Ironically, following Mike Reeds recent bankruptcy, I'm buying his old 7inch chart hits off him in bulk  from whom I call 78 Man  at Broadway market in East London on Saturday mornings. He has a good 78rpm collection as well thousands of random albums to sieve through.

But I'm currently just listening OMD Architecture, Pixies Bossinova and Now, The Christmas Album. I know it's only November, but then some people start drinking at lunchtime.

The photo is of a latex print of vinyl. Another pointless but satisfying hobby.




Moodometer






I wanted to write my first entry in a good mood but I woke up this morning literally swearing at the world, and since the door and curtains were closed the words just bounced back at me, therefore it was me that should go **** myself on this beautiful morning. 

I've recently subscribed to this website www.moodscope.com 
It's a daily mood recorder. Everyday you get a list of questions and it translates your answers into a score and records it on a graph so you can monitor your moods. Every morning you get an email reminder, and it's free! You get feedback and advice though it's automated feedback and reminds me a bit of Shazam - when you dial 2580 and hold your phone up to the speaker and it detects the song. When this first came out I thought there were music nerds were at the end of the phone and so I sang a song into it. Of course it didn't detect it. Todays score was 18%. I swigged this mornings medication with last nights wine and went back to bed.
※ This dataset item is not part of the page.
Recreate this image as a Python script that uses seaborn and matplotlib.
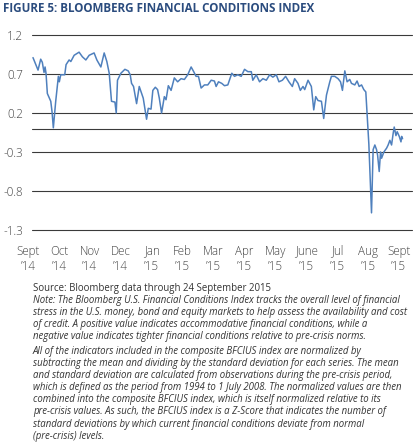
import numpy as np
import pandas as pd
import matplotlib
matplotlib.use("Agg")
import matplotlib.pyplot as plt
import seaborn as sns
from matplotlib.transforms import ScaledTranslation

# ---- data: days since 2014-09-01 and index value ----
days = [0, 5.3, 8.1, 9.8, 11.6, 12.7, 13.7, 15.1, 18.7, 20.0,
        21.4, 23.9, 26.7, 27.7, 29.2, 33.4, 34.8, 38.0, 39.8, 43.3,
        48.5, 52.0, 55.6, 59.1, 64.3, 67.2, 71.4, 74.9, 77.7, 80.2,
        82.6, 86.2, 87.6, 88.9, 92.5, 96.7, 100.2, 102.3, 103.7, 105.8,
        109.0, 111.8, 116.0, 119.5, 121.3, 124.2, 126.1, 128.7, 131.1, 132.9,
        135.3, 138.2, 140.0, 142.4, 145.3, 148.7, 152.2, 155.8, 159.3, 162.8,
        166.4, 169.1, 171.6, 174.1, 176.9, 180.4, 183.9, 187.5, 190.9, 192.7,
        195.2, 198.6, 201.5, 205.0, 209.2, 212.0, 215.5, 219.1, 222.6, 226.1,
        229.7, 231.3, 234.9, 238.4, 241.9, 245.5, 249.0, 252.4, 256.0, 258.8,
        262.4, 265.8, 269.3, 272.9, 275.3, 278.8, 281.3, 284.1, 285.9, 289.4,
        292.9, 295.4, 297.5, 299.9, 303.5, 305.9, 308.8, 312.3, 314.0, 317.5,
        321.0, 323.6, 325.6, 328.1, 330.5, 333.3, 335.1, 338.6, 341.0, 343.2,
        345.7, 348.1, 350.2, 353.4, 356.2, 357.9, 359.7, 361.5, 362.6, 364.3,
        365.7, 366.8, 369.2, 372.1, 373.7, 375.5, 377.3, 379.0, 380.1, 381.9,
        383.2, 385.4, 387.2, 387.9, 388.9]

values = [0.91, 0.75, 0.89, 0.85, 0.72, 0.79, 0.71, 0.45, 0.35, 0.22,
          0.01, 0.35, 0.67, 0.60, 0.69, 0.69, 0.82, 0.88, 0.86, 0.94,
          0.98, 0.92, 0.88, 0.94, 0.97, 0.88, 0.79, 0.97, 0.86, 0.71,
          0.35, 0.34, 0.20, 0.62, 0.71, 0.76, 0.74, 0.69, 0.58, 0.54,
          0.32, 0.54, 0.39, 0.12, 0.26, 0.25, 0.49, 0.53, 0.50, 0.39,
          0.20, 0.41, 0.37, 0.55, 0.49, 0.65, 0.60, 0.64, 0.63, 0.69,
          0.79, 0.73, 0.67, 0.67, 0.52, 0.56, 0.56, 0.62, 0.61, 0.54,
          0.60, 0.58, 0.55, 0.56, 0.71, 0.67, 0.69, 0.67, 0.76, 0.73,
          0.73, 0.62, 0.69, 0.60, 0.64, 0.62, 0.69, 0.66, 0.69, 0.60,
          0.62, 0.67, 0.60, 0.54, 0.64, 0.58, 0.49, 0.54, 0.50, 0.62,
          0.54, 0.24, 0.41, 0.36, 0.35, 0.13, 0.43, 0.60, 0.67, 0.67,
          0.64, 0.60, 0.49, 0.74, 0.60, 0.63, 0.58, 0.56, 0.61, 0.54,
          0.56, 0.50, 0.47, -0.20, -1.08, -0.27, -0.21, -0.27, -0.34, -0.55,
          -0.30, -0.38, -0.30, -0.25, -0.21, -0.15, -0.21, -0.06, 0.02, -0.09,
          -0.04, -0.10, -0.17, -0.10, -0.13]

month_labels = ["Sept\n\u201914", "Oct\n\u201914", "Nov\n\u201914", "Dec\n\u201914",
                "Jan\n\u201915", "Feb\n\u201915", "Mar\n\u201915", "Apr\n\u201915",
                "May\n\u201915", "June\n\u201915", "Jul\n\u201915", "Aug\n\u201915",
                "Sept\n\u201915"]
y_ticks = [1.2, 0.7, 0.2, -0.3, -0.8, -1.3]
y_labels = ["1.2", "0.7", "0.2", "-0.3", "-0.8", "-1.3"]

title = "FIGURE 5: BLOOMBERG FINANCIAL CONDITIONS INDEX"
source = "Source: Bloomberg data through 24 September 2015"
note_lines = [
    "Note: The Bloomberg U.S. Financial Conditions Index tracks the overall level of financial",
    "stress in the U.S. money, bond and equity markets to help assess the availability and cost",
    "of credit. A positive value indicates accommodative financial conditions, while a",
    "negative value indicates tighter financial conditions relative to pre-crisis norms.",
    "All of the indicators included in the composite BFCIUS index are normalized by",
    "subtracting the mean and dividing by the standard deviation for each series. The mean",
    "and standard deviation are calculated from observations during the pre-crisis period,",
    "which is defined as the period from 1994 to 1 July 2008. The normalized values are then",
    "combined into the composite BFCIUS index, which is itself normalized relative to its",
    "pre-crisis values. As such, the BFCIUS index is a Z-Score that indicates the number of",
    "standard deviations by which current financial conditions deviate from normal",
    "(pre-crisis) levels.",
]

# ---- styling ----
sns.set_theme(style="white")
plt.rcParams["font.family"] = ["Open Sans", "DejaVu Sans"]

W, H = 415, 447
fig = plt.figure(figsize=(W / 100, H / 100), dpi=100)
fig.patch.set_facecolor("white")

ax_left, ax_right, ax_top, ax_bottom = 32, 412, 35, 230
ax = fig.add_axes([ax_left / W, 1 - ax_bottom / H,
                   (ax_right - ax_left) / W, (ax_bottom - ax_top) / H])
ax.set_facecolor("white")

start = pd.Timestamp("2014-09-01")
df = pd.DataFrame({"date": start + pd.to_timedelta(days, unit="D"),
                   "value": values})
sns.lineplot(data=df, x="date", y="value", ax=ax, color="#4f80bd",
             linewidth=1.1, sort=False)

ax.set_xlim(start + pd.Timedelta(days=-1.05), start + pd.Timedelta(days=398.8))
ax.set_ylim(-1.3, 1.2)
ax.set_xlabel("")
ax.set_ylabel("")
for s in ax.spines.values():
    s.set_visible(False)

grid_color = "#3a3a3a"
ax.set_yticks(y_ticks)
ax.set_yticklabels(y_labels)
ax.yaxis.grid(True, color=grid_color, linewidth=0.8)
ax.xaxis.grid(False)
for gl in ax.get_ygridlines():
    gl.set_clip_on(False)
ax.axhline(0, color=grid_color, linewidth=0.8, zorder=0.5)
ax.set_axisbelow(True)

tick_pos = [start + pd.Timedelta(days=32.52 * i) for i in range(len(month_labels))]
ax.set_xticks(tick_pos)
ax.set_xticklabels(month_labels, linespacing=1.2)
ax.tick_params(axis="x", length=0, pad=10.5, labelsize=8.4, labelcolor="#454545")
ax.tick_params(axis="y", length=0, pad=6.5, labelsize=8.4, labelcolor="#454545")
shift = ScaledTranslation(-0.05, 0, fig.dpi_scale_trans)
for lab in ax.get_xticklabels():
    lab.set_transform(lab.get_transform() + shift)
    lab.set_fontweight("light")
for lab in ax.get_yticklabels():
    lab.set_fontweight("light")

# ---- texts ----
def fy(py):
    return 1 - py / H

t_title = fig.text(3 / W, fy(8.5), title, fontsize=8, fontweight="bold",
                   color="#2b4c7e", va="center", ha="left")
t_src = fig.text(33 / W, fy(289), source, fontsize=6.5, color="#333333",
                 va="center", ha="left")
note_y = [300.5, 312.7, 324.5, 336.7, 351.5, 363.7, 375.5, 387.5, 399.5, 411.7, 424, 436.7]
t_notes = [fig.text(33 / W, fy(yy), line, fontsize=6.5, style="italic",
                    color="#333333", va="center", ha="left")
           for line, yy in zip(note_lines, note_y)]

fig.canvas.draw()
r = fig.canvas.get_renderer()

def fit(t, width_px):
    w = t.get_window_extent(r).width
    return t.get_fontsize() * width_px / w

t_title.set_fontsize(fit(t_title, 314))
t_src.set_fontsize(fit(t_src, 235))
fs_note = fit(t_notes[0], 369)
for t in t_notes:
    t.set_fontsize(fs_note)

fig.savefig("out.png", dpi=100, facecolor="white")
On a happier note! I'm glad that I'm able to detect my mood, sometimes I have no idea where I am on the moodometer levels. My Psychiatrist told me I suffer mixed states which I'm interpreting at being high and low at the same time - it's both confusing and exhausting. My lows often surface in many other ways - my face for example - if I'm low I paint my face with enough make-up to become an Avon representative. I don't acknowledge this and it takes other people to (once including my boss who told me to tone it down - I worked in an all male psychiatric prison at the time). I also drink more or double my meds or both, however, on an up day I also tend to drink more or double my meds or both, so unless I'm pretty stable I tend to be out of it a lot of the time. I'm writing an article Dual diagnosis and self medicating for a magazine which I'll upload when it's finished. I also have to wait for other people to tell me what mood I'm in, which is embarrassing, it feels as though someone is having to spell my own name for me or something. So! At least I had that conversation with myself this morning, it's a bit like playing playing Guess what I'm thinking with myself, a nice break from playing naughts and crosses with myself I suppose.

On the subject of games I'm going to leave it there, I'm completely obsessed with Catchphrase at the moment and it's about to start, and I wish Roy Walker would wait for me at the school gates and tell me he is my father, a fantasy I started aged six when I wanted Debbie Harry to do the same thing. But then if I was coming out of infant school aged thirty five I think I'd have another problem!